Lors du dernier sommet « Choose France » du 15 mai au château de Versailles, Macron cherchait à convaincre deux cents dirigeants d’entreprises françaises ou étrangères d’investir massivement dans l’Hexagone. Avec plusieurs annonces d’implantation ou extensions industrielles, il érige la réindustrialisation en « mère des batailles » pour conserver la France à sa première place de pays européen le plus attractif pour les capitaux étrangers.
Macron s’est rendu à Dunkerque pour confirmer l’ouverture de deux usines de batteries électriques, celle du constructeur taiwanais ProLogium (5,2 milliards d’euros investis) et celle du Chinois XTC et du Français Orano (1,5 milliard investis).
De quoi vanter la création de « 20 000 nouveaux emplois industriels d’ici la fin de la décennie dans le bassin de Dunkerque », alors que des travailleurs, notamment de l’usine menacée de fermeture de Valdunes, manifestaient.
Les Hauts-de-France, particulièrement le secteur automobile, sont la cible de cette politique de « réindustrialisation ». Pour la période 2022-2027, le gouvernement compte investir dans tout le pays 54 milliards d’euros en faveur de l’industrie et de la « transition écologique ».
Plusieurs usines de batteries électriques ont été implantées au plus près des usines automobiles en pleine restructuration : ACC à Douvrin pour Stellantis et Mercedes, Envision Douai pour Renault. Alteo et Wscope (composants de batteries) parlent d’investir 600 millions à proximité de Toyota. Il s’agirait de garantir un approvisionnement sécurisé de batteries électriques, face à la Chine qui possède un quasi-monopole sur leur production.
Pour ses champions, l’État met les moyens. Pour l’usine ACC, Stellantis, Mercedes et Total vont toucher 1,3 milliard d’euros de subventions. Xavier Bertrand rappelant que les collectivités ont mis « 60 millions d’euros pour Verkos, 60 pour Envision et 80 pour ACC. »

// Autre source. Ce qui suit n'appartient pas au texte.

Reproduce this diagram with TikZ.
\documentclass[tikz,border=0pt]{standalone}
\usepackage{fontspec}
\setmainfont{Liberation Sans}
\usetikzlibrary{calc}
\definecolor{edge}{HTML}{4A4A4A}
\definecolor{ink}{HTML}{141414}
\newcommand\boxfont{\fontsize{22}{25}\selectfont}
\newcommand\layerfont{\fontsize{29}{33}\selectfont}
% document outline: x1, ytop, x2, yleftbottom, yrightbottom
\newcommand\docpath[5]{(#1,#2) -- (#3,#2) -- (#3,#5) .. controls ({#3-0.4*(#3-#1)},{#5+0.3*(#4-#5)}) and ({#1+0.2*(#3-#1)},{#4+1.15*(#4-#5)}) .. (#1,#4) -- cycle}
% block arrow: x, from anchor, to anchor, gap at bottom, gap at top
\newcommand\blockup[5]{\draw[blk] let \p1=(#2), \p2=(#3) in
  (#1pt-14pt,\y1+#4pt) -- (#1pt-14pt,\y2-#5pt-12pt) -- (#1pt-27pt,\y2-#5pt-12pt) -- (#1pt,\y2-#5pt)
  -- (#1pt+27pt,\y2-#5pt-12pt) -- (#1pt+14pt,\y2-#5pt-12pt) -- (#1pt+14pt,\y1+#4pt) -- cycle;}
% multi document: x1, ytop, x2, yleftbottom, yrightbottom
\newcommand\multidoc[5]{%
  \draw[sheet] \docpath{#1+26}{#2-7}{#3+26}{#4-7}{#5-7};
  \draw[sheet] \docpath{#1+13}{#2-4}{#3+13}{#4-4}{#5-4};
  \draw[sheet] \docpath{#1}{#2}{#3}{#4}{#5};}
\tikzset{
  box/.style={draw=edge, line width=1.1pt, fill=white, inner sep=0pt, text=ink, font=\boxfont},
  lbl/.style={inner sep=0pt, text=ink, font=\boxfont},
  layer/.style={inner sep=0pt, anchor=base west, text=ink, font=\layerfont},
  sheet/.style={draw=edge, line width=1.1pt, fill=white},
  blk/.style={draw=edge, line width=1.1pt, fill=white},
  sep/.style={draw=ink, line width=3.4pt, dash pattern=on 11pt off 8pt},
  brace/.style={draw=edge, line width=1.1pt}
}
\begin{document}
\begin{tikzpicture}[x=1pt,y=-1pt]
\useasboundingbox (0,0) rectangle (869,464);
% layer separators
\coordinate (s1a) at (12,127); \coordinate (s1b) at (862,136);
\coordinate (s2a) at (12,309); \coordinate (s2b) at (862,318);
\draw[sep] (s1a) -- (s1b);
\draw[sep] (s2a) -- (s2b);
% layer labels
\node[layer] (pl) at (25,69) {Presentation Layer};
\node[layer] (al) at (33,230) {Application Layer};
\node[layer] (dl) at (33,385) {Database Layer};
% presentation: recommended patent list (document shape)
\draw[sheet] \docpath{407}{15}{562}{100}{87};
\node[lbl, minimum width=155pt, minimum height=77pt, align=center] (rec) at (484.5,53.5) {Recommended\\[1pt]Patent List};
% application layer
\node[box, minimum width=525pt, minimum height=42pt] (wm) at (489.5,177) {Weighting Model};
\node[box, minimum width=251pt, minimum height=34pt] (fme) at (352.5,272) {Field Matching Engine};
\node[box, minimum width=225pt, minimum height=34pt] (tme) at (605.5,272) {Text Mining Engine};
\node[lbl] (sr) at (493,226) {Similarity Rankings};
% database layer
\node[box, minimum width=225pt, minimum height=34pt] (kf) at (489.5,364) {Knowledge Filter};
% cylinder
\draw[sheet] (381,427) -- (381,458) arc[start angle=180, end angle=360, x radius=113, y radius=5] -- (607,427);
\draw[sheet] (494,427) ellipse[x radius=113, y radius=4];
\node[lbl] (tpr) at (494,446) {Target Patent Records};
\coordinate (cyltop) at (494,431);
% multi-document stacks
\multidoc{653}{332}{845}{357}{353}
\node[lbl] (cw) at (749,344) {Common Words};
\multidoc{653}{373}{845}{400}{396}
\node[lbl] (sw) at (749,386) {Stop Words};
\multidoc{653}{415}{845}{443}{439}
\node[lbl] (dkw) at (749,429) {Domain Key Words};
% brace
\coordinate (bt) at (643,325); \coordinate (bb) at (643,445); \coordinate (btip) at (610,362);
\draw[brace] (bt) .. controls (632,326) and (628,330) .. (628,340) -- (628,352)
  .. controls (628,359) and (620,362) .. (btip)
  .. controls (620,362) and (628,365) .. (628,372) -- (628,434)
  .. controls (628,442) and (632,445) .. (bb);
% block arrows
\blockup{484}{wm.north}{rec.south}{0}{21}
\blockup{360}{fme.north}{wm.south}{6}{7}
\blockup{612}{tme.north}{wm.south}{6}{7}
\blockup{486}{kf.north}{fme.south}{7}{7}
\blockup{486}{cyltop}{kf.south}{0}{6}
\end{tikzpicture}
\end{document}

En 2019, l’État avait versé 160 milliards de subventions pour les entreprises, subventions qui ont explosé depuis la pandémie. Pour créer des emplois ? Pour ne prendre que l’exemple de l’usine ACC de Douvrin, 400 emplois auraient été créés… Mais juste à côté, l’usine PSA de fabrication de moteurs, avec 1 200 salariés, doit fermer en 2025. De fait, les emplois à ACC seront surtout pour les ingénieurs et techniciens de PSA Douvrin, très peu pour les ouvriers.
Pour concurrencer les pays asiatiques, l’État français a investi 2,9 milliards d’euros sur 5,7 milliards dans la nouvelle usine de micro-processeur de STMicroelectronics, qui s’engage à fournir 1 000 emplois. À ce prix-là, l’État aurait directement pu payer 5 000 salariés pendant 10 ans à 2 500 euros net !
Quant à la gauche, elle accorde en réalité ses violons à la partition patronale : il faut la « préférence nationale » pour le PCF, des barrières douanières écolos européennes pour EELV, ou encore réclamer le « non-respect de la concurrence européenne » pour LFI. Autant de positions qui sont autant d’outils au service du patronat français dans sa lutte contre ses concurrents internationaux. Les délocalisations ou relocalisations ne visent qu’à opposer les travailleurs de tous les pays pour mieux les exploiter tous.